Peak: How will the trade war with China get resolved?
John: It won’t. Trump famously started his trade war tour with claims that it's easy to win a trade war with China because they have so much more to lose. He thought they would be the first to resolve USMCA, the UK post-Brexit, Europe, and various Asian markets would follow … even India.
He is correct they have more to lose … much more, since they hardly buy anything from us. But to me, this was an obvious tactical mistake by the master negotiator. President Xi feels no pressure. His limo still has fuel, his meals are still exquisite, and there is no political pressure on him. It would benefit their economy to cave to Trump, but they have no incentive. They play the long game.
Trump is right to pressure them and even to play hardball. We might get real intellectual property relief. It will be quite a slog … my prediction is there will be a string of broken promises, and once we have concessions they won’t live up to their end of the bargain.
If Trump is really hard on them, they will just drag their feet for 5 years and try again. It will shave a couple of percent off their GDP. No one in China will complain.
Peak: What is the long-term impact of Brexit?
John: I fear the real result is to box Brussels into a difficult position. The UK is leaving because politically the EU is too left-leaning and quick to impose their views on member countries. The UK will survive this better than the EU will. The only saving grace is that the UK was a reluctant participant in the first place … retaining the Pound as their currency.
This does open the possibility, though, that the relations with one of our strongest partners improves. US-UK relations are due to be renegotiated and this could be material. In fact, to me this looks like the UK is trading in Europe for the US as their best buddy. I think they will do fine.
Worry it hurts Europe.
Peak: Is impeachment a threat to the stock market?
John: Continue to believe this is political theater and not a serious impeachment case. It's unclear what the charge is or whether the house will even take a vote.
As an influence on the market, its probably already there. For instance, if the impeachment effort dissolved, it would be enough for the stock market to eek up to new highs, maybe breakthrough.
But if the market begins to believe that the Senate could actually convict … the market would react badly.
Peak: Could the Turkey-Syria conflict spiral out of control?

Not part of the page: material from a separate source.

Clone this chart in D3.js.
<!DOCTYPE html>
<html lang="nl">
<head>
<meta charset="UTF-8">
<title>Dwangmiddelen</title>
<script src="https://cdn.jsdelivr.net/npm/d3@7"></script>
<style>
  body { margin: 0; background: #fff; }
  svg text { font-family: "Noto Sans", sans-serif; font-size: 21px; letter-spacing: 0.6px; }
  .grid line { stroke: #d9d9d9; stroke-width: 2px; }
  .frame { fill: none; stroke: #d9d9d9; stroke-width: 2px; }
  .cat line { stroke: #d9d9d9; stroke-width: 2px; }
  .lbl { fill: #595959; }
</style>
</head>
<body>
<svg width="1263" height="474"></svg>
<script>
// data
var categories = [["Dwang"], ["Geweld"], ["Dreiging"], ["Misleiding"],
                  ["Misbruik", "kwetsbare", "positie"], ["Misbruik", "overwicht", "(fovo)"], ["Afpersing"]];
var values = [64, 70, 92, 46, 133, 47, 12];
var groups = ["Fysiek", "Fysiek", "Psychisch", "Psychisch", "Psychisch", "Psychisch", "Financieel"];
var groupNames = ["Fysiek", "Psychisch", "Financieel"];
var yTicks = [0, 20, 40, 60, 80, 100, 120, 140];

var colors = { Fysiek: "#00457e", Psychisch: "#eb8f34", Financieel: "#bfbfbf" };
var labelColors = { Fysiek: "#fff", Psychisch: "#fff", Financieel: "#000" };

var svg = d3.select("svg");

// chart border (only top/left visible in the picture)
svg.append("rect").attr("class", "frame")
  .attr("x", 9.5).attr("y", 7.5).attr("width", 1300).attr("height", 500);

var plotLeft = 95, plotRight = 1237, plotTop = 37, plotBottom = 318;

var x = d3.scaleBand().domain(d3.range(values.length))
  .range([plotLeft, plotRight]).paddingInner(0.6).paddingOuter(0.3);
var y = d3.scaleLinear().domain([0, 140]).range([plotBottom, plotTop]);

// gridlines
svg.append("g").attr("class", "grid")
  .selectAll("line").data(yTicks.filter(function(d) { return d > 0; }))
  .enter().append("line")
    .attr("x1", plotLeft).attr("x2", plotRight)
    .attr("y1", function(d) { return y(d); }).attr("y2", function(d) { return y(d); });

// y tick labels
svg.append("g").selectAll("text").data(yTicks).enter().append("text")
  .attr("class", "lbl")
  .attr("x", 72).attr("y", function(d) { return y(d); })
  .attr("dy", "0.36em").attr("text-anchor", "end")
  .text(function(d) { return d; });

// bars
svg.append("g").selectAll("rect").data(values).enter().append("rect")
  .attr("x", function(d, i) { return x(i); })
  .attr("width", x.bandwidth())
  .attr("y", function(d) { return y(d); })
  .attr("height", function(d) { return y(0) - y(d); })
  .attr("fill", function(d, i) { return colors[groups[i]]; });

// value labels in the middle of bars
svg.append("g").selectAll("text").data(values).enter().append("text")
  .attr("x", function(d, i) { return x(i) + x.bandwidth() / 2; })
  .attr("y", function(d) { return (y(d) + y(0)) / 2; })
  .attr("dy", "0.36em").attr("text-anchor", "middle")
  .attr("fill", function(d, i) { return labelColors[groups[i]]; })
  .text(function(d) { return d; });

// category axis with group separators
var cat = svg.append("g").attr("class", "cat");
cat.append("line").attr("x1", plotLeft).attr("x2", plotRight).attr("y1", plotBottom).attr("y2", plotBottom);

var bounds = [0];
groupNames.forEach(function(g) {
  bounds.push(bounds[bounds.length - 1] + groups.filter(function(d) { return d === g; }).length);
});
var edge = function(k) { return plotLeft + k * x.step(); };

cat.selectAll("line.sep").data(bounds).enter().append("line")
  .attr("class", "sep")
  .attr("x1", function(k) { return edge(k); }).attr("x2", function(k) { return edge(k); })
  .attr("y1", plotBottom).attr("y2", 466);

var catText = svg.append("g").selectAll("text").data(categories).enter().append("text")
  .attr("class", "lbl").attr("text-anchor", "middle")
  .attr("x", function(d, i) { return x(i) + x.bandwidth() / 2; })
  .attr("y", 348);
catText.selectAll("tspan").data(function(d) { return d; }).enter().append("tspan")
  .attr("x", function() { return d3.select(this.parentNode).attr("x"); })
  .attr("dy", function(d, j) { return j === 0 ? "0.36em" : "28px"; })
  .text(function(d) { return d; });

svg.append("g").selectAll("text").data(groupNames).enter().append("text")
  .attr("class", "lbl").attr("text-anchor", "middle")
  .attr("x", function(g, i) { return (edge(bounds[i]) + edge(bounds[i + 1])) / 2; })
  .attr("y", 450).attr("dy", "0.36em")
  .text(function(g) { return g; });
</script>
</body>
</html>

John: It could. It’s not clear how badly this could hurt the US economy though.
I doubt any of us really know what is going on behind closed doors. The U.S. has no primary fight in that battle. Turkey, Russia, and Iran all have strategic interests. We have issues with all three, but if “the enemy of my enemy is my friend” what we are really all about is diminishing Iran’s influence.

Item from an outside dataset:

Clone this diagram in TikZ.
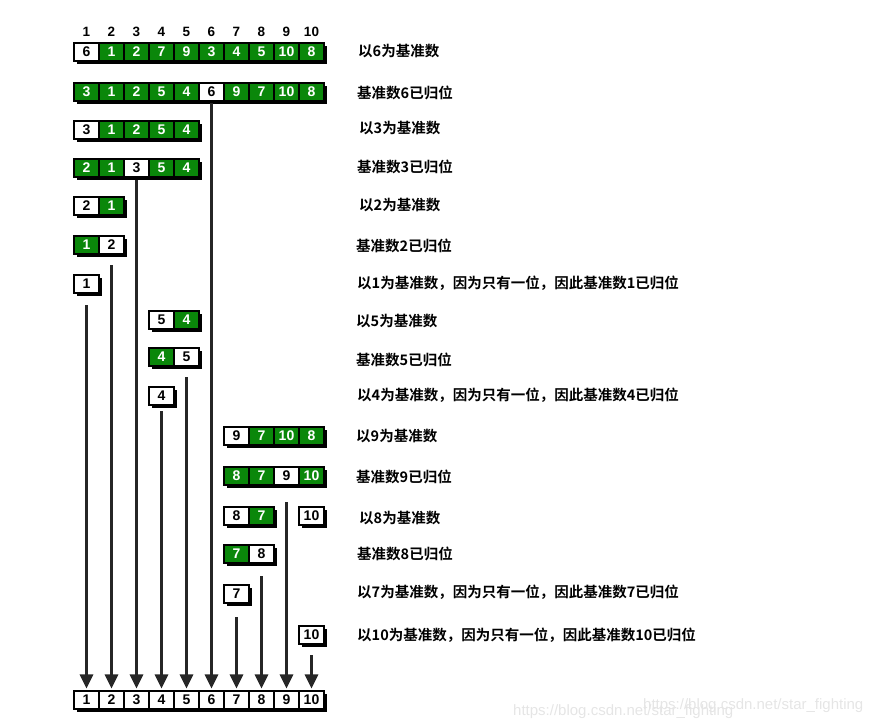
\documentclass[tikz,border=0pt]{standalone}
\usepackage{fontspec}
\setmainfont{Liberation Sans}
\newfontfamily\cjk{Noto Sans CJK SC}[BoldFont={Noto Sans CJK SC Bold}]
\usetikzlibrary{shadows,arrows.meta,calc}
\definecolor{cgreen}{RGB}{10,135,10}
\definecolor{lineblk}{RGB}{38,38,38}
\newcommand\cellrow[4]{%
  \foreach \v/\k [count=\j from 0] in {#4} {%
    \pgfmathtruncatemacro\cc{#3+\j}%
    \node[cell,\k] (r#1c\cc) at ({86.5+(\cc-1)*25},#2) {\v};
  }%
}
\begin{document}
\begin{tikzpicture}[x=1pt,y=-1pt,
  cell/.style={draw=black,line width=1.1pt,minimum width=25pt,minimum height=18pt,
    inner sep=0pt,font=\fontsize{14}{15}\selectfont\bfseries,
    drop shadow={shadow xshift=3pt,shadow yshift=-3pt,opacity=1,fill=black}},
  W/.style={fill=white,text=black},
  G/.style={fill=cgreen,text=white},
  hdr/.style={font=\fontsize{13.5}{14}\selectfont\bfseries,inner sep=0pt},
  lbl/.style={anchor=west,inner sep=0pt,font=\cjk\fontsize{14.5}{16}\selectfont\bfseries},
  arr/.style={line width=2.8pt,draw=lineblk,-{Triangle[width=13pt,length=14pt]},shorten >=2pt},
  wm/.style={anchor=base west,inner sep=0pt,text=black!10,font=\fontsize{15}{16}\selectfont}
]
\useasboundingbox (0,0) rectangle (884,724);

% header
\foreach \i in {1,...,10} { \node[hdr] (h\i) at ({86.5+(\i-1)*25},32) {\i}; }

% rows
\cellrow{1}{52}{1}{6/W,1/G,2/G,7/G,9/G,3/G,4/G,5/G,10/G,8/G}
\cellrow{2}{92}{1}{3/G,1/G,2/G,5/G,4/G,6/W,9/G,7/G,10/G,8/G}
\cellrow{3}{130}{1}{3/W,1/G,2/G,5/G,4/G}
\cellrow{4}{168}{1}{2/G,1/G,3/W,5/G,4/G}
\cellrow{5}{206}{1}{2/W,1/G}
\cellrow{6}{245}{1}{1/G,2/W}
\cellrow{7}{284}{1}{1/W}
\cellrow{8}{320}{4}{5/W,4/G}
\cellrow{9}{357}{4}{4/G,5/W}
\cellrow{10}{396}{4}{4/W}
\cellrow{11}{436}{7}{9/W,7/G,10/G,8/G}
\cellrow{12}{476}{7}{8/G,7/G,9/W,10/G}
\cellrow{13}{516}{7}{8/W,7/G}
\cellrow{13}{516}{10}{10/W}
\cellrow{14}{554}{7}{7/G,8/W}
\cellrow{15}{594}{7}{7/W}
\cellrow{16}{635}{10}{10/W}
% bottom row
\foreach \i in {1,...,10} { \node[cell,W] (b\i) at ({86.5+(\i-1)*25},700) {\i}; }

% labels
\node[lbl] (t1) at (358,51) {以6为基准数};
\node[lbl] (t2) at (357,93) {基准数6已归位};
\node[lbl] (t3) at (359,128) {以3为基准数};
\node[lbl] (t4) at (357,167) {基准数3已归位};
\node[lbl] (t5) at (359,205) {以2为基准数};
\node[lbl] (t6) at (356,246) {基准数2已归位};
\node[lbl] (t7) at (357,283) {以1为基准数，因为只有一位，因此基准数1已归位};
\node[lbl] (t8) at (356,321) {以5为基准数};
\node[lbl] (t9) at (356,360) {基准数5已归位};
\node[lbl] (t10) at (357,395) {以4为基准数，因为只有一位，因此基准数4已归位};
\node[lbl] (t11) at (356,436) {以9为基准数};
\node[lbl] (t12) at (356,477) {基准数9已归位};
\node[lbl] (t13) at (359,518) {以8为基准数};
\node[lbl] (t14) at (357,554) {基准数8已归位};
\node[lbl] (t15) at (357,592) {以7为基准数，因为只有一位，因此基准数7已归位};
\node[lbl] (t16) at (357,635) {以10为基准数，因为只有一位，因此基准数10已归位};

% connectors
\coordinate (s6) at (211.5,103);
\coordinate (s3) at (136.5,180);
\coordinate (s2) at (111.5,265);
\coordinate (s1) at (86.5,305);
\coordinate (s5) at (186.5,377);
\coordinate (s4) at (161.5,411);
\coordinate (s9) at (286.5,502);
\coordinate (s8) at (261.5,576);
\coordinate (s7) at (236.5,617);
\coordinate (s10) at (311.5,655);
\foreach \i in {1,...,10} { \draw[arr] (s\i) -- (b\i.north); }

% watermark
\node[wm] (w1) at (513,715) {https://blog.csdn.net/star\_fighting};
\node[wm] (w2) at (643,709) {https://blog.csdn.net/star\_fighting};
\end{tikzpicture}
\end{document}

We will not be obvious about what we want. It will not be public what is being said to Putin and Erdogan. It will be a quagmire of deception and influence.
But it won’t shave multiple percents off our GDP or cause our stock market to drop 10%. (If it does, BUY)
Peak: Recessions are typically not formerly declared until months after they actually began. What is the probability the U.S. economy is in a recession by next June that would impact the 2020 election?
John: The economy is strong, unemployment low, confidence high. There are small snippets of bad news that come out all the time and are ignored by the stock market.
The question implies, I think, that GDP would decline both in the 1st and 2nd quarters of 2020.
The combination of full employment, strong profitability, and very low rates rarely ever happens. When you are at the summit of a mountain, every path leads downhill. It's not that things aren’t good, they are. It’s just that it’s hard to see them improving much from here … every macroeconomic variable is maxing out.
Certainly, it could happen. After many months of >200K new payroll, we are reaching what could be called full employment. We have worked our way through a shadow economy of functionally unemployed, returning people to the workforce that was shed in the 2008 financial crisis (they weren’t retired after all). Interest rates are of course very low.
It would take more than this to really hurt the stock market though. Over the long-term, it’s surprising how S&P forecast eps yield are tracked by 10-year Treasuries.
- That forward eps yield is now 177/3022=5.9%! Even the dividend yield is 1.9%, ahead of the 10-Year’s 1.8%.
- While I don’t expect the eps yield to fall to 2% (which means the P/E ratio would head to 50x!), it is reasonable to think in this environment (strong economy, strong earnings and growth, and paradoxically very low rates) the multiple should be above average, and it’s not.